Джулия так размечталась, что не услышала шума мотора, и увидела черный, длинный, блестящий автомобиль лишь в ту минуту, когда он затормозил у калитки. Из автомобиля вышла восемнадцатилетняя Заира – дочь дедушкиной соседки. Она улыбнулась, помахала рукой мужчине, сидящему за рулем, и машина укатила.

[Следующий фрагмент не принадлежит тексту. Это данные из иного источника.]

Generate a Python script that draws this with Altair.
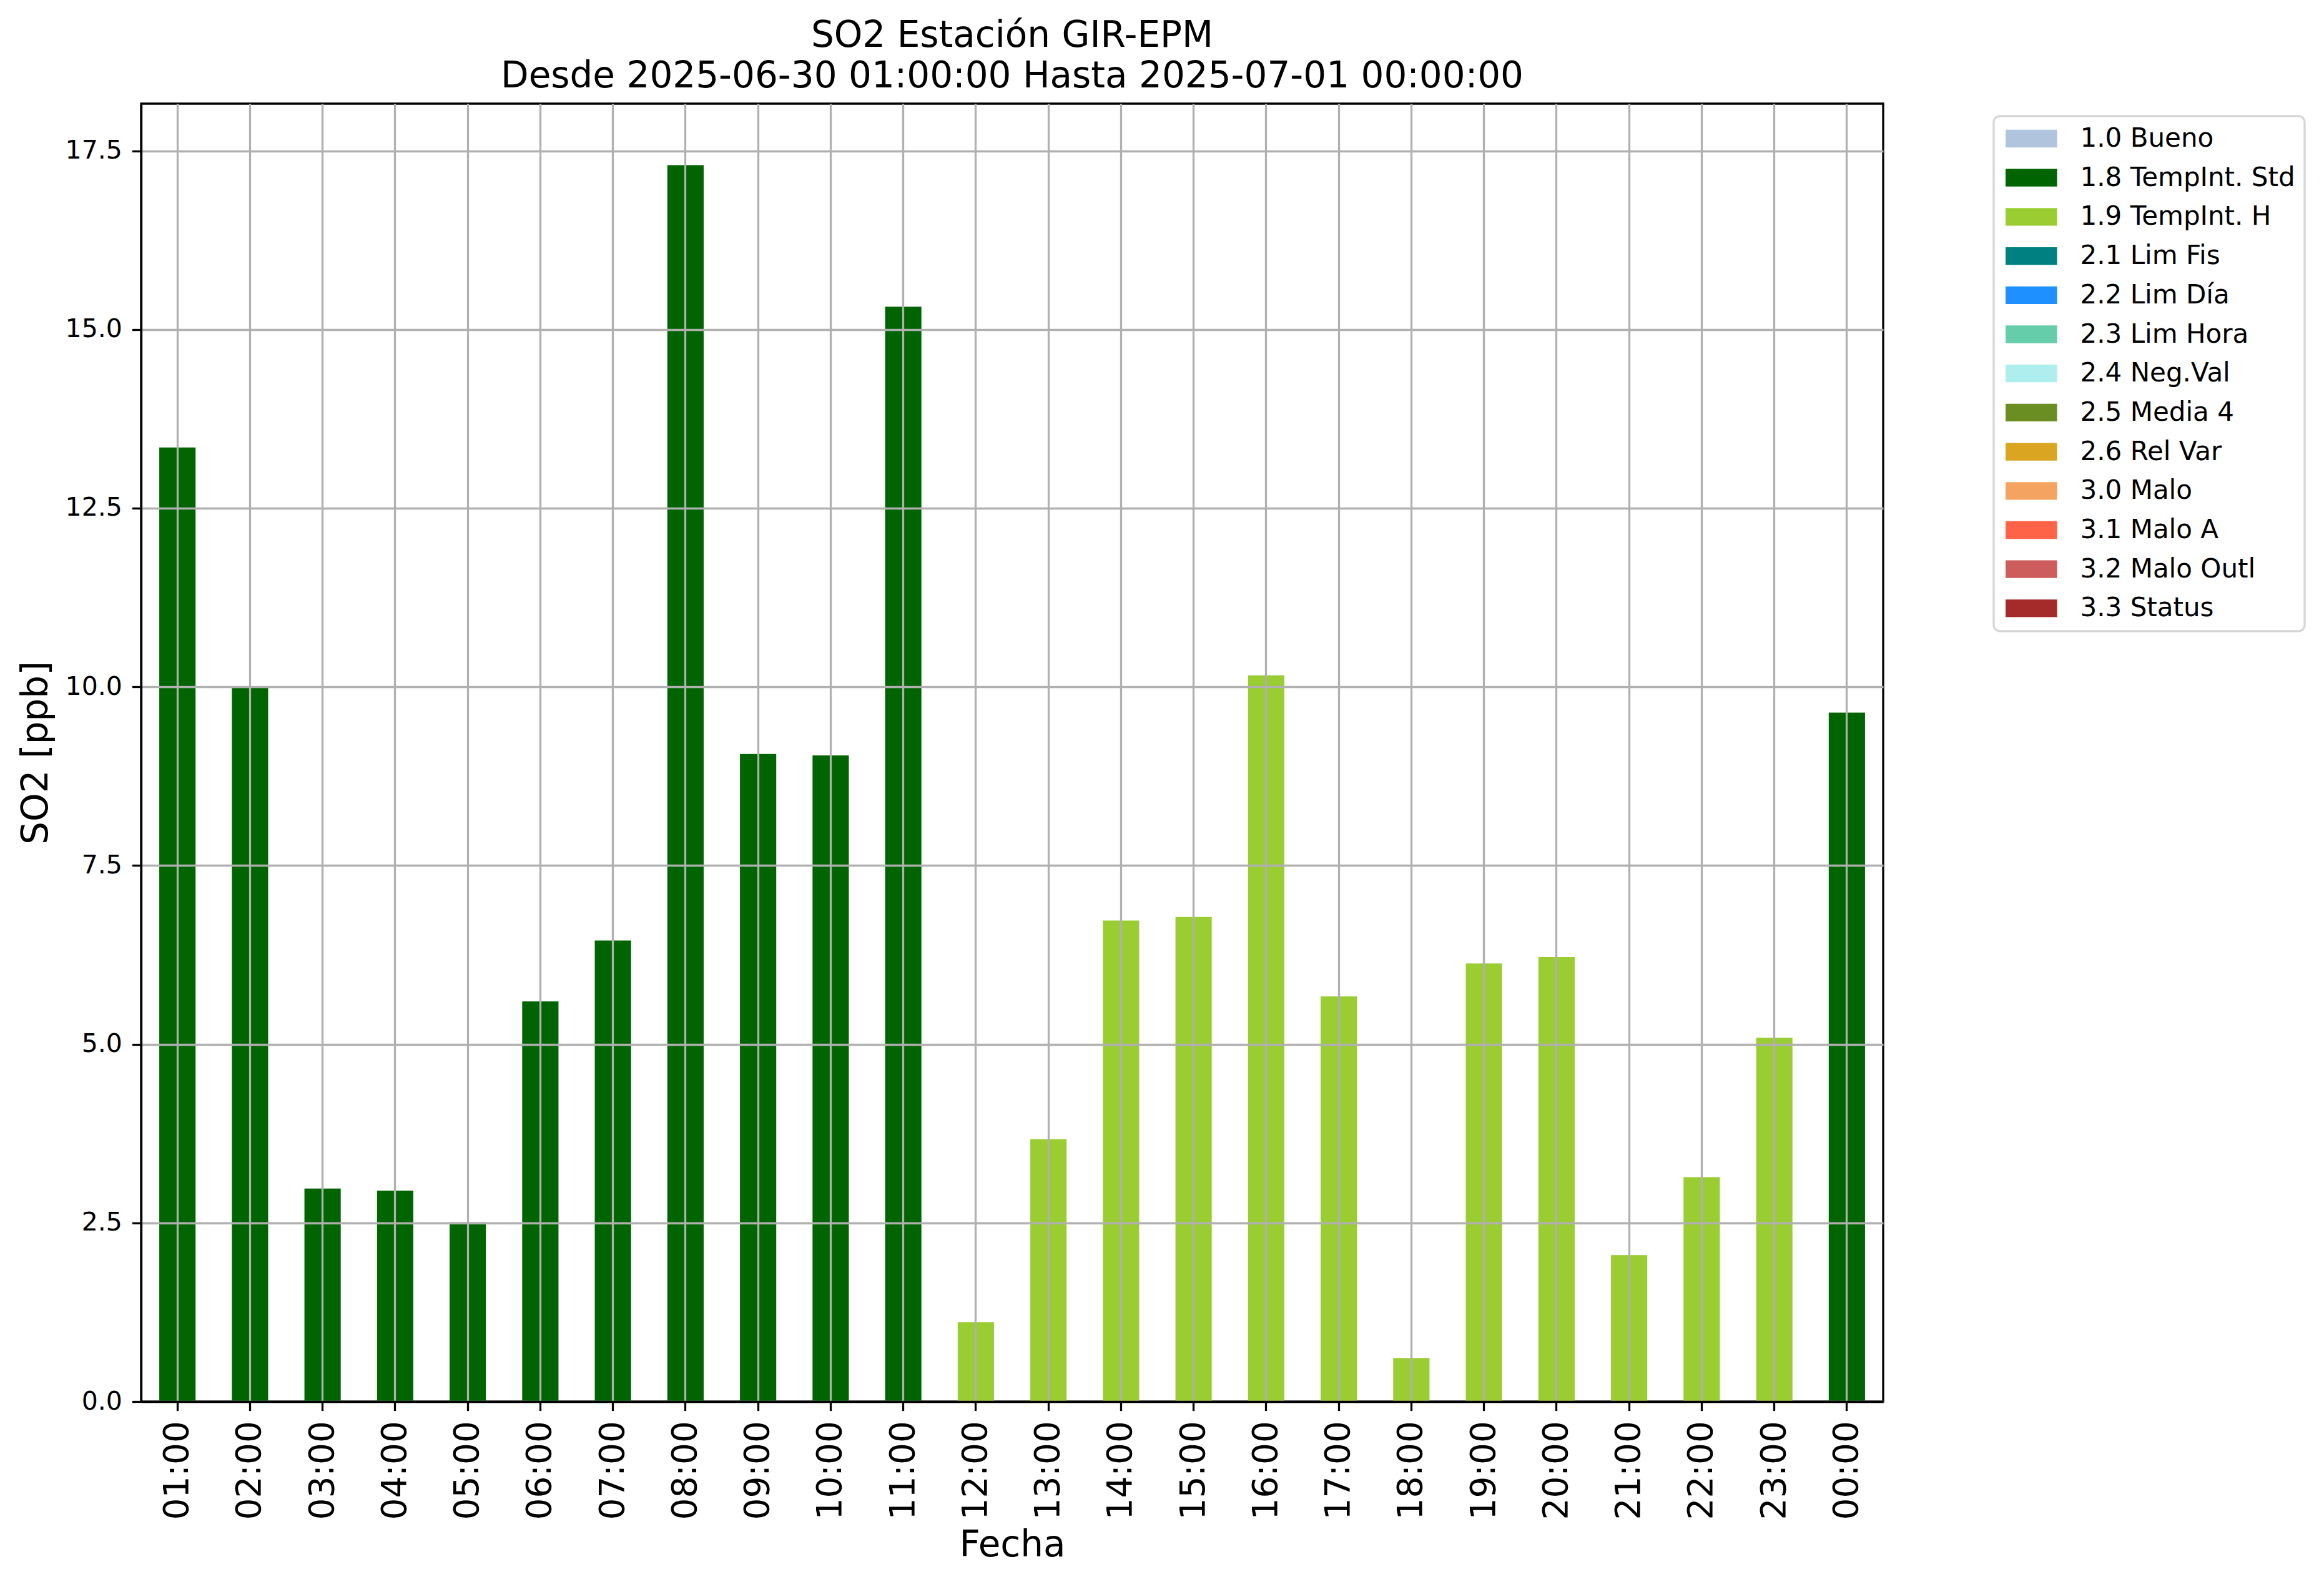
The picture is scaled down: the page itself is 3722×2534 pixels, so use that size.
import altair as alt
import pandas as pd

# ---- data ----
horas = ["01:00", "02:00", "03:00", "04:00", "05:00", "06:00", "07:00", "08:00",
         "09:00", "10:00", "11:00", "12:00", "13:00", "14:00", "15:00", "16:00",
         "17:00", "18:00", "19:00", "20:00", "21:00", "22:00", "23:00", "00:00"]
valores = [13.35, 9.99, 2.98, 2.95, 2.51, 5.60, 6.45, 17.30,
           9.06, 9.04, 15.32, 1.11, 3.67, 6.73, 6.78, 10.16,
           5.67, 0.61, 6.13, 6.22, 2.05, 3.14, 5.09, 9.64]
banderas = ["1.8 TempInt. Std", "1.8 TempInt. Std", "1.8 TempInt. Std", "1.8 TempInt. Std",
            "1.8 TempInt. Std", "1.8 TempInt. Std", "1.8 TempInt. Std", "1.8 TempInt. Std",
            "1.8 TempInt. Std", "1.8 TempInt. Std", "1.8 TempInt. Std", "1.9 TempInt. H",
            "1.9 TempInt. H", "1.9 TempInt. H", "1.9 TempInt. H", "1.9 TempInt. H",
            "1.9 TempInt. H", "1.9 TempInt. H", "1.9 TempInt. H", "1.9 TempInt. H",
            "1.9 TempInt. H", "1.9 TempInt. H", "1.9 TempInt. H", "1.8 TempInt. Std"]
categorias = ["1.0 Bueno", "1.8 TempInt. Std", "1.9 TempInt. H", "2.1 Lim Fis",
              "2.2 Lim Día", "2.3 Lim Hora", "2.4 Neg.Val", "2.5 Media 4",
              "2.6 Rel Var", "3.0 Malo", "3.1 Malo A", "3.2 Malo Outl", "3.3 Status"]
colores = ["#B0C4DE", "#006400", "#9ACD32", "#008080", "#1E90FF", "#66CDAA",
           "#AFEEEE", "#6B8E23", "#DAA520", "#F4A460", "#FF6347", "#CD5C5C", "#A52A2A"]
ticks_y = [0.0, 2.5, 5.0, 7.5, 10.0, 12.5, 15.0, 17.5]

df = pd.DataFrame({"Fecha": horas, "SO2": valores, "Bandera": banderas})

FONT = "DejaVu Sans"
LW = 3.3

chart = alt.Chart(df).mark_bar().encode(
    x=alt.X(
        "Fecha:N",
        sort=horas,
        scale=alt.Scale(paddingInner=0.5, paddingOuter=0.25),
        axis=alt.Axis(
            title="Fecha",
            labelAngle=270, labelAlign="right", labelBaseline="middle",
            labelFontSize=55, labelPadding=16, labelColor="black", labelFont=FONT,
            tickSize=14.6, tickWidth=LW, tickColor="black",
            domainColor="black", domainWidth=LW,
            grid=True, gridColor="#b0b0b0", gridWidth=LW, bandPosition=0.5,
            titleFontSize=58, titleFontWeight="normal", titleColor="black", titleFont=FONT,
            titleY=247, titleBaseline="alphabetic",
            zindex=1,
        ),
    ),
    y=alt.Y(
        "SO2:Q",
        scale=alt.Scale(domain=[0, 18.16], nice=False, zero=True),
        axis=alt.Axis(
            title="SO2 [ppb]",
            values=ticks_y, format=".1f",
            labelFontSize=41, labelPadding=16, labelColor="black", labelFont=FONT,
            tickSize=14.6, tickWidth=LW, tickColor="black",
            domainColor="black", domainWidth=LW,
            grid=True, gridColor="#b0b0b0", gridWidth=LW,
            titleFontSize=58, titleFontWeight="normal", titleColor="black", titleFont=FONT,
            titleAngle=270, titleBaseline="alphabetic", titleAlign="center",
            titleX=-151, titleY=1039.5,
            zindex=1,
        ),
    ),
    color=alt.Color(
        "Bandera:N",
        scale=alt.Scale(domain=categorias, range=colores),
        legend=alt.Legend(
            title=None,
            orient="none", legendX=2967, legendY=20,
            symbolType="M-1,-0.7075H3.125V0.7075H-1Z", symbolSize=1600,
            symbolStrokeWidth=0, symbolOpacity=1, symbolOffset=3,
            labelFontSize=42, labelFont=FONT, labelColor="black",
            labelOffset=78.5, labelLimit=600,
            rowPadding=20.7, padding=15,
            strokeColor="#d6d6d6", fillColor="white", cornerRadius=10,
        ),
    ),
).properties(
    width=2790,
    height=2079,
    title=alt.TitleParams(
        text=["SO2 Estación GIR-EPM", "Desde 2025-06-30 01:00:00 Hasta 2025-07-01 00:00:00"],
        fontSize=58, fontWeight="normal", font=FONT, color="black",
        anchor="middle", frame="group", lineHeight=65, offset=14,
    ),
    autosize=alt.AutoSizeParams(type="none"),
    padding={"left": 218, "top": 158, "right": 698, "bottom": 281},
).configure(
    background="white", font=FONT
).configure_view(
    stroke="black", strokeWidth=LW
).configure_legend(
    strokeWidth=3.3
)

chart.save("out.html", embed_options={"renderer": "svg", "actions": False})
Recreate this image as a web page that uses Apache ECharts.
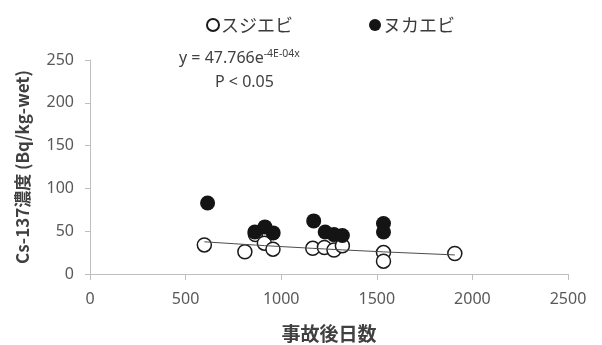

Покачиваясь на высоченных каблуках, Заира двинулась навстречу притаившейся в зарослях Джулии, и ее высокая полная грудь колыхалась в такт шагам. Видная, с пышными формами, Заира вызывала у Джулии не меньший восторг, чем автомобили. Она любовалась ее плавной походкой, тонкими каблуками-шпильками, которые, казалось, вот-вот переломятся, блестящими черными волосами, закрывающими плечи, но главное, пышным богатством ее груди. Невольно Джулия провела рукой по своей, еще детской, груди и подумала, что, может быть, когда-нибудь тоже станет такой же красавицей.
Заира шла вдоль самого забора, помахивая сумочкой из соломки, и зацепилась ею за колючую ветку. Остановившись, она увидела Джулию.
– Привет, – с удивлением в голосе сказала она, – что это ты здесь делаешь?
По лбу у нее стекали маленькие блестящие капельки пота, и на Джулию пахнуло резким запахом мускуса.
– Смотрю, – невинно ответила Джулия и вышла из своего укрытия.
– А на что тут смотреть? – искренне удивилась Заира, у которой, безусловно, были уже другие интересы, чем у десятилетней Джулии.
– Все равно делать нечего, – со вздохом ответила Джулия и посмотрела на мокрые языки, спускающиеся по платью Заиры из-под мышек к талии.
На ее платье никогда не бывало таких пятен, потому что она не потела. Даже в такую жару.
– Хочешь, пойдем ко мне, – предложила Заира.
Она открыла дверь, и Джулия очутилась в огромной, не меньше дедушкиной, кухне с темно-красным полом из обожженной плитки и почерневшими от времени потолочными балками. Вдоль одной стены на веревке сушилось женское белье, другая была увешана фотографиями певцов и артистов. Джулия одного узнала, это был Гарри Белафонте.